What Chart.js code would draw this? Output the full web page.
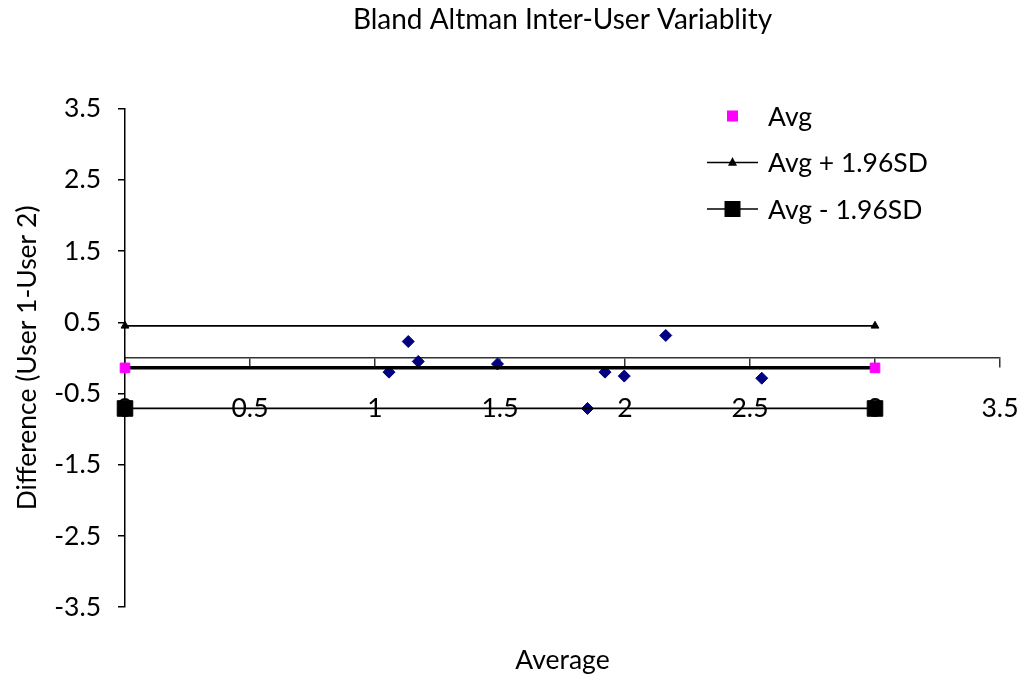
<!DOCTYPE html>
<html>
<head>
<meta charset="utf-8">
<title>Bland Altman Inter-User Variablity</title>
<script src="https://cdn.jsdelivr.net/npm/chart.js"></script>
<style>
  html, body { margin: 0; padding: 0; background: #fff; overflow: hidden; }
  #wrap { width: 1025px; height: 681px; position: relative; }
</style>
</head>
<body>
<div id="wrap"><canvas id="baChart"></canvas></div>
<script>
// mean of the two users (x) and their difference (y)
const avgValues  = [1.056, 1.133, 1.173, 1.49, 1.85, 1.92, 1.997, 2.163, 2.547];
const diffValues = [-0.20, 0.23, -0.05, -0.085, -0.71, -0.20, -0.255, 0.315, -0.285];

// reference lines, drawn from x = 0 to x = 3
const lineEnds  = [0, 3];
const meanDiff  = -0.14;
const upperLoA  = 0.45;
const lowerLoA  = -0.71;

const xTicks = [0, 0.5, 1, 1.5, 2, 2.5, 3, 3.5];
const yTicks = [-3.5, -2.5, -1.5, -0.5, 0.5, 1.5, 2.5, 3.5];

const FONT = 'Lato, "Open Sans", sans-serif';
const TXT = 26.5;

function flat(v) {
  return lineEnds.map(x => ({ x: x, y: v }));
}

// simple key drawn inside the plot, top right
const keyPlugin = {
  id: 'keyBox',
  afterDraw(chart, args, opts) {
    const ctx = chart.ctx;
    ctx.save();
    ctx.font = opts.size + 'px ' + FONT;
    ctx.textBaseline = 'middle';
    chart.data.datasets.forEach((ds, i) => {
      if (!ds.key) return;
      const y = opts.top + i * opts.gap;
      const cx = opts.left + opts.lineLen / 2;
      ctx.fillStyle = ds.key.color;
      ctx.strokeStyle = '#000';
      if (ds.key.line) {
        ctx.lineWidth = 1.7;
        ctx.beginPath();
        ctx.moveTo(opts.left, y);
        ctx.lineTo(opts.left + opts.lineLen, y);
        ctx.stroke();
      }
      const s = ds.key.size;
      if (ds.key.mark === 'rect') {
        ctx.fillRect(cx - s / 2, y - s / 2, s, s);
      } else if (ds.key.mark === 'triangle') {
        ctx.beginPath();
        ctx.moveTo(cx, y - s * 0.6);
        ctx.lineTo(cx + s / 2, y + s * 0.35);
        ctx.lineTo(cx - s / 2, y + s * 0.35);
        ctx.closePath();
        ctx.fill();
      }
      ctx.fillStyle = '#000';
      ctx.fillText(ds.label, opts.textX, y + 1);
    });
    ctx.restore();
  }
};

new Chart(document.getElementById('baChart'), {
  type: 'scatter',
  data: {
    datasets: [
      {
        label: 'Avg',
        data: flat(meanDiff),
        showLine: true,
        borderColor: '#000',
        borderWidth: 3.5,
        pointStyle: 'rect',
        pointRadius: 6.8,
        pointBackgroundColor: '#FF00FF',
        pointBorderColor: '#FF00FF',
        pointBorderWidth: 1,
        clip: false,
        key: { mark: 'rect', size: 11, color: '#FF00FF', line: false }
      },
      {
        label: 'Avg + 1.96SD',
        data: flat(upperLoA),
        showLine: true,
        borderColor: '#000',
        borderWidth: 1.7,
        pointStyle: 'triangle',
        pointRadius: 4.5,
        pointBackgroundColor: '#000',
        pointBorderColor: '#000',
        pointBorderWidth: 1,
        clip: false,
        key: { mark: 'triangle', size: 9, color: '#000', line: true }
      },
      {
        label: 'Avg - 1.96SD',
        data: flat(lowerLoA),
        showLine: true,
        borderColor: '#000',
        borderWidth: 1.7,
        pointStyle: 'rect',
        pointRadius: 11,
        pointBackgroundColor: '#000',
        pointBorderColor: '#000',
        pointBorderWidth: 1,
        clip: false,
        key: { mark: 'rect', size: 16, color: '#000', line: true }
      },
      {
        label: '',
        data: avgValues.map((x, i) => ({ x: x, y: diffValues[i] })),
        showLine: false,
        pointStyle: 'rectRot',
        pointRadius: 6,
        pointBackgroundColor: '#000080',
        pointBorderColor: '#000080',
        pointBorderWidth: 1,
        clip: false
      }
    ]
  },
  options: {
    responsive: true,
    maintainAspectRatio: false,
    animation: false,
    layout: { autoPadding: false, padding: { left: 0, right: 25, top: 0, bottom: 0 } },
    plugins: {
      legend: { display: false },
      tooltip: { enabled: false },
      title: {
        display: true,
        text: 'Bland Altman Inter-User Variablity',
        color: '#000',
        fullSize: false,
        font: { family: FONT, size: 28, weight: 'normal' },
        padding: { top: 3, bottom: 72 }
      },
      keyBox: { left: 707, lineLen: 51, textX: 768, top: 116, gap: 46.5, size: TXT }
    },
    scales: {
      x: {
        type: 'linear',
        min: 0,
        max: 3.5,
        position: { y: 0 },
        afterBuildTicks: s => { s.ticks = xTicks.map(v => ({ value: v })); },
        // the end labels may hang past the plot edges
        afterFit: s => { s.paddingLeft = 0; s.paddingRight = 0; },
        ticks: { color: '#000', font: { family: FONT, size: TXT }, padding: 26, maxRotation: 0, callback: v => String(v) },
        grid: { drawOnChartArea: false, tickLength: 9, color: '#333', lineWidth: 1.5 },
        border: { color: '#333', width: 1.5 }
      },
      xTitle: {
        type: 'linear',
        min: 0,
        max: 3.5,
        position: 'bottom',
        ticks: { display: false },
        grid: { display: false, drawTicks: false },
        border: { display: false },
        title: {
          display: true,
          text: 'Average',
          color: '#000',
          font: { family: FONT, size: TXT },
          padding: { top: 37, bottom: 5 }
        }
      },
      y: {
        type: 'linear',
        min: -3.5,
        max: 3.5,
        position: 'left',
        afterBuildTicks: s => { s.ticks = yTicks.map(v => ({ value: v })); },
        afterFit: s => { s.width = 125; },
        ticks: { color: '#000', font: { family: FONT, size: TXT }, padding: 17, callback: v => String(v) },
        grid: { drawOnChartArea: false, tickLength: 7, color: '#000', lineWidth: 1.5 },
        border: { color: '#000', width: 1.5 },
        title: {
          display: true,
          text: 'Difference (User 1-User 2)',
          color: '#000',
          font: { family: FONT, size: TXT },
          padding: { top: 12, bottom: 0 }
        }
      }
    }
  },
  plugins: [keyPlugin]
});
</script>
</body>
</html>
☆ ☆ ☆
Are you able to set down all the lines above exactly, without any pictures?

What Chart.js code would draw this? Output the full web page.
<!DOCTYPE html>
<html>
<head>
<meta charset="utf-8">
<title>Bland Altman Inter-User Variablity</title>
<script src="https://cdn.jsdelivr.net/npm/chart.js"></script>
<style>
  html, body { margin: 0; padding: 0; background: #fff; overflow: hidden; }
  #wrap { width: 1025px; height: 681px; position: relative; }
</style>
</head>
<body>
<div id="wrap"><canvas id="baChart"></canvas></div>
<script>
// mean of the two users (x) and their difference (y)
const avgValues  = [1.056, 1.133, 1.173, 1.49, 1.85, 1.92, 1.997, 2.163, 2.547];
const diffValues = [-0.20, 0.23, -0.05, -0.085, -0.71, -0.20, -0.255, 0.315, -0.285];

// reference lines, drawn from x = 0 to x = 3
const lineEnds  = [0, 3];
const meanDiff  = -0.14;
const upperLoA  = 0.45;
const lowerLoA  = -0.71;

const xTicks = [0, 0.5, 1, 1.5, 2, 2.5, 3, 3.5];
const yTicks = [-3.5, -2.5, -1.5, -0.5, 0.5, 1.5, 2.5, 3.5];

const FONT = 'Lato, "Open Sans", sans-serif';
const TXT = 26.5;

function flat(v) {
  return lineEnds.map(x => ({ x: x, y: v }));
}

// simple key drawn inside the plot, top right
const keyPlugin = {
  id: 'keyBox',
  afterDraw(chart, args, opts) {
    const ctx = chart.ctx;
    ctx.save();
    ctx.font = opts.size + 'px ' + FONT;
    ctx.textBaseline = 'middle';
    chart.data.datasets.forEach((ds, i) => {
      if (!ds.key) return;
      const y = opts.top + i * opts.gap;
      const cx = opts.left + opts.lineLen / 2;
      ctx.fillStyle = ds.key.color;
      ctx.strokeStyle = '#000';
      if (ds.key.line) {
        ctx.lineWidth = 1.7;
        ctx.beginPath();
        ctx.moveTo(opts.left, y);
        ctx.lineTo(opts.left + opts.lineLen, y);
        ctx.stroke();
      }
      const s = ds.key.size;
      if (ds.key.mark === 'rect') {
        ctx.fillRect(cx - s / 2, y - s / 2, s, s);
      } else if (ds.key.mark === 'triangle') {
        ctx.beginPath();
        ctx.moveTo(cx, y - s * 0.6);
        ctx.lineTo(cx + s / 2, y + s * 0.35);
        ctx.lineTo(cx - s / 2, y + s * 0.35);
        ctx.closePath();
        ctx.fill();
      }
      ctx.fillStyle = '#000';
      ctx.fillText(ds.label, opts.textX, y + 1);
    });
    ctx.restore();
  }
};

new Chart(document.getElementById('baChart'), {
  type: 'scatter',
  data: {
    datasets: [
      {
        label: 'Avg',
        data: flat(meanDiff),
        showLine: true,
        borderColor: '#000',
        borderWidth: 3.5,
        pointStyle: 'rect',
        pointRadius: 6.8,
        pointBackgroundColor: '#FF00FF',
        pointBorderColor: '#FF00FF',
        pointBorderWidth: 1,
        clip: false,
        key: { mark: 'rect', size: 11, color: '#FF00FF', line: false }
      },
      {
        label: 'Avg + 1.96SD',
        data: flat(upperLoA),
        showLine: true,
        borderColor: '#000',
        borderWidth: 1.7,
        pointStyle: 'triangle',
        pointRadius: 4.5,
        pointBackgroundColor: '#000',
        pointBorderColor: '#000',
        pointBorderWidth: 1,
        clip: false,
        key: { mark: 'triangle', size: 9, color: '#000', line: true }
      },
      {
        label: 'Avg - 1.96SD',
        data: flat(lowerLoA),
        showLine: true,
        borderColor: '#000',
        borderWidth: 1.7,
        pointStyle: 'rect',
        pointRadius: 11,
        pointBackgroundColor: '#000',
        pointBorderColor: '#000',
        pointBorderWidth: 1,
        clip: false,
        key: { mark: 'rect', size: 16, color: '#000', line: true }
      },
      {
        label: '',
        data: avgValues.map((x, i) => ({ x: x, y: diffValues[i] })),
        showLine: false,
        pointStyle: 'rectRot',
        pointRadius: 6,
        pointBackgroundColor: '#000080',
        pointBorderColor: '#000080',
        pointBorderWidth: 1,
        clip: false
      }
    ]
  },
  options: {
    responsive: true,
    maintainAspectRatio: false,
    animation: false,
    layout: { autoPadding: false, padding: { left: 0, right: 25, top: 0, bottom: 0 } },
    plugins: {
      legend: { display: false },
      tooltip: { enabled: false },
      title: {
        display: true,
        text: 'Bland Altman Inter-User Variablity',
        color: '#000',
        fullSize: false,
        font: { family: FONT, size: 28, weight: 'normal' },
        padding: { top: 3, bottom: 72 }
      },
      keyBox: { left: 707, lineLen: 51, textX: 768, top: 116, gap: 46.5, size: TXT }
    },
    scales: {
      x: {
        type: 'linear',
        min: 0,
        max: 3.5,
        position: { y: 0 },
        afterBuildTicks: s => { s.ticks = xTicks.map(v => ({ value: v })); },
        // the end labels may hang past the plot edges
        afterFit: s => { s.paddingLeft = 0; s.paddingRight = 0; },
        ticks: { color: '#000', font: { family: FONT, size: TXT }, padding: 26, maxRotation: 0, callback: v => String(v) },
        grid: { drawOnChartArea: false, tickLength: 9, color: '#333', lineWidth: 1.5 },
        border: { color: '#333', width: 1.5 }
      },
      xTitle: {
        type: 'linear',
        min: 0,
        max: 3.5,
        position: 'bottom',
        ticks: { display: false },
        grid: { display: false, drawTicks: false },
        border: { display: false },
        title: {
          display: true,
          text: 'Average',
          color: '#000',
          font: { family: FONT, size: TXT },
          padding: { top: 37, bottom: 5 }
        }
      },
      y: {
        type: 'linear',
        min: -3.5,
        max: 3.5,
        position: 'left',
        afterBuildTicks: s => { s.ticks = yTicks.map(v => ({ value: v })); },
        afterFit: s => { s.width = 125; },
        ticks: { color: '#000', font: { family: FONT, size: TXT }, padding: 17, callback: v => String(v) },
        grid: { drawOnChartArea: false, tickLength: 7, color: '#000', lineWidth: 1.5 },
        border: { color: '#000', width: 1.5 },
        title: {
          display: true,
          text: 'Difference (User 1-User 2)',
          color: '#000',
          font: { family: FONT, size: TXT },
          padding: { top: 12, bottom: 0 }
        }
      }
    }
  },
  plugins: [keyPlugin]
});
</script>
</body>
</html>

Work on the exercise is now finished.